THE EXERCISE: Make an exact copy of the lines, leaving the pictures out.

DATA SEGMENT:
+-------+
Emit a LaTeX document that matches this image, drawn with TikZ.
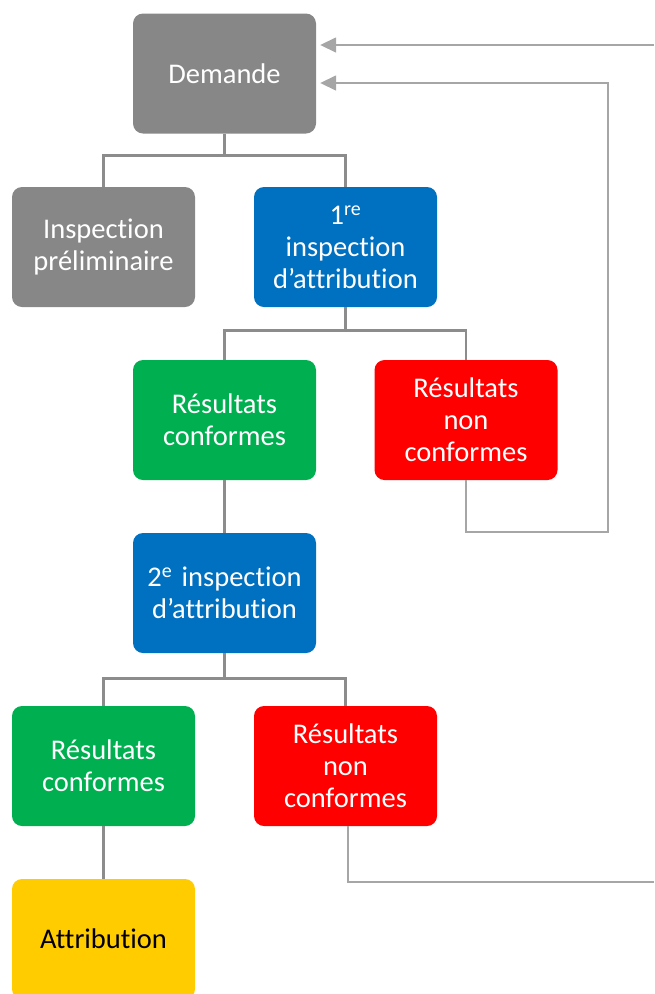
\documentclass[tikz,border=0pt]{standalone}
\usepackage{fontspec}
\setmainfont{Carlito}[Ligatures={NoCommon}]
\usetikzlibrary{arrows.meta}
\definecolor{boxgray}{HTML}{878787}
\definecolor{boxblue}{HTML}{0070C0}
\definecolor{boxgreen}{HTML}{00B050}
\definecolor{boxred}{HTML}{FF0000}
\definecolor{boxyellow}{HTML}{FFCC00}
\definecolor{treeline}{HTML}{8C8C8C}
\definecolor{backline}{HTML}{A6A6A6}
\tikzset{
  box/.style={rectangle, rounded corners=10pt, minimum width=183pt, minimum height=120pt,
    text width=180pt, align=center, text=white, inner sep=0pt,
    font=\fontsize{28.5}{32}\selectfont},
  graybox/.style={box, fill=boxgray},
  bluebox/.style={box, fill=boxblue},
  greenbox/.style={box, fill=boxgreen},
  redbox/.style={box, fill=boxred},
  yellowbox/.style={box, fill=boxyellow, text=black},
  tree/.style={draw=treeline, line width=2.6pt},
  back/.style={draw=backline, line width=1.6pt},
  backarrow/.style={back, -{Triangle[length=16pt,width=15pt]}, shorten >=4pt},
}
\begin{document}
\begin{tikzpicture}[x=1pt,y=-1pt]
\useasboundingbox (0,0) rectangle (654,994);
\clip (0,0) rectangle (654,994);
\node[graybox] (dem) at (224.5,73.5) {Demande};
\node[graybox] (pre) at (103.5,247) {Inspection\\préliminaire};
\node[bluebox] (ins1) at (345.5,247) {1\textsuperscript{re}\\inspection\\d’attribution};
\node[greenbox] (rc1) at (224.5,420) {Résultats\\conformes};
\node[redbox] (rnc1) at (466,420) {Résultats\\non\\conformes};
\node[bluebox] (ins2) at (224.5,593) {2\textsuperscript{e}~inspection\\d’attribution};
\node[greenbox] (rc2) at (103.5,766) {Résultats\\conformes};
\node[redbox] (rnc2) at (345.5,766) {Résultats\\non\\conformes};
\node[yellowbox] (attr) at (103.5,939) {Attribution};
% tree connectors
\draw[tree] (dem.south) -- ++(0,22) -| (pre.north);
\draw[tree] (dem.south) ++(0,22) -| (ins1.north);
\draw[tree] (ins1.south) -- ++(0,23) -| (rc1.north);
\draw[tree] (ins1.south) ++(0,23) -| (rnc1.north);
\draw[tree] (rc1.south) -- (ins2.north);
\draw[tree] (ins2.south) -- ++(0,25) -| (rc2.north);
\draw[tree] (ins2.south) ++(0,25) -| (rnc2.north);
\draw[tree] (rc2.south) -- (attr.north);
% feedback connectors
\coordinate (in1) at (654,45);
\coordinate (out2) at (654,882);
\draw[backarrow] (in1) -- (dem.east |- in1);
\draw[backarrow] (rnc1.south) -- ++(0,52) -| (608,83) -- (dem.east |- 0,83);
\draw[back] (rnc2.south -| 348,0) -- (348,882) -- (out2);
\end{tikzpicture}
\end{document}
+-------+
EXPECTED ANSWER:
Emit a LaTeX document that matches this image, drawn with TikZ.
\documentclass[tikz,border=0pt]{standalone}
\usepackage{fontspec}
\setmainfont{Carlito}[Ligatures={NoCommon}]
\usetikzlibrary{arrows.meta}
\definecolor{boxgray}{HTML}{878787}
\definecolor{boxblue}{HTML}{0070C0}
\definecolor{boxgreen}{HTML}{00B050}
\definecolor{boxred}{HTML}{FF0000}
\definecolor{boxyellow}{HTML}{FFCC00}
\definecolor{treeline}{HTML}{8C8C8C}
\definecolor{backline}{HTML}{A6A6A6}
\tikzset{
  box/.style={rectangle, rounded corners=10pt, minimum width=183pt, minimum height=120pt,
    text width=180pt, align=center, text=white, inner sep=0pt,
    font=\fontsize{28.5}{32}\selectfont},
  graybox/.style={box, fill=boxgray},
  bluebox/.style={box, fill=boxblue},
  greenbox/.style={box, fill=boxgreen},
  redbox/.style={box, fill=boxred},
  yellowbox/.style={box, fill=boxyellow, text=black},
  tree/.style={draw=treeline, line width=2.6pt},
  back/.style={draw=backline, line width=1.6pt},
  backarrow/.style={back, -{Triangle[length=16pt,width=15pt]}, shorten >=4pt},
}
\begin{document}
\begin{tikzpicture}[x=1pt,y=-1pt]
\useasboundingbox (0,0) rectangle (654,994);
\clip (0,0) rectangle (654,994);
\node[graybox] (dem) at (224.5,73.5) {Demande};
\node[graybox] (pre) at (103.5,247) {Inspection\\préliminaire};
\node[bluebox] (ins1) at (345.5,247) {1\textsuperscript{re}\\inspection\\d’attribution};
\node[greenbox] (rc1) at (224.5,420) {Résultats\\conformes};
\node[redbox] (rnc1) at (466,420) {Résultats\\non\\conformes};
\node[bluebox] (ins2) at (224.5,593) {2\textsuperscript{e}~inspection\\d’attribution};
\node[greenbox] (rc2) at (103.5,766) {Résultats\\conformes};
\node[redbox] (rnc2) at (345.5,766) {Résultats\\non\\conformes};
\node[yellowbox] (attr) at (103.5,939) {Attribution};
% tree connectors
\draw[tree] (dem.south) -- ++(0,22) -| (pre.north);
\draw[tree] (dem.south) ++(0,22) -| (ins1.north);
\draw[tree] (ins1.south) -- ++(0,23) -| (rc1.north);
\draw[tree] (ins1.south) ++(0,23) -| (rnc1.north);
\draw[tree] (rc1.south) -- (ins2.north);
\draw[tree] (ins2.south) -- ++(0,25) -| (rc2.north);
\draw[tree] (ins2.south) ++(0,25) -| (rnc2.north);
\draw[tree] (rc2.south) -- (attr.north);
% feedback connectors
\coordinate (in1) at (654,45);
\coordinate (out2) at (654,882);
\draw[backarrow] (in1) -- (dem.east |- in1);
\draw[backarrow] (rnc1.south) -- ++(0,52) -| (608,83) -- (dem.east |- 0,83);
\draw[back] (rnc2.south -| 348,0) -- (348,882) -- (out2);
\end{tikzpicture}
\end{document}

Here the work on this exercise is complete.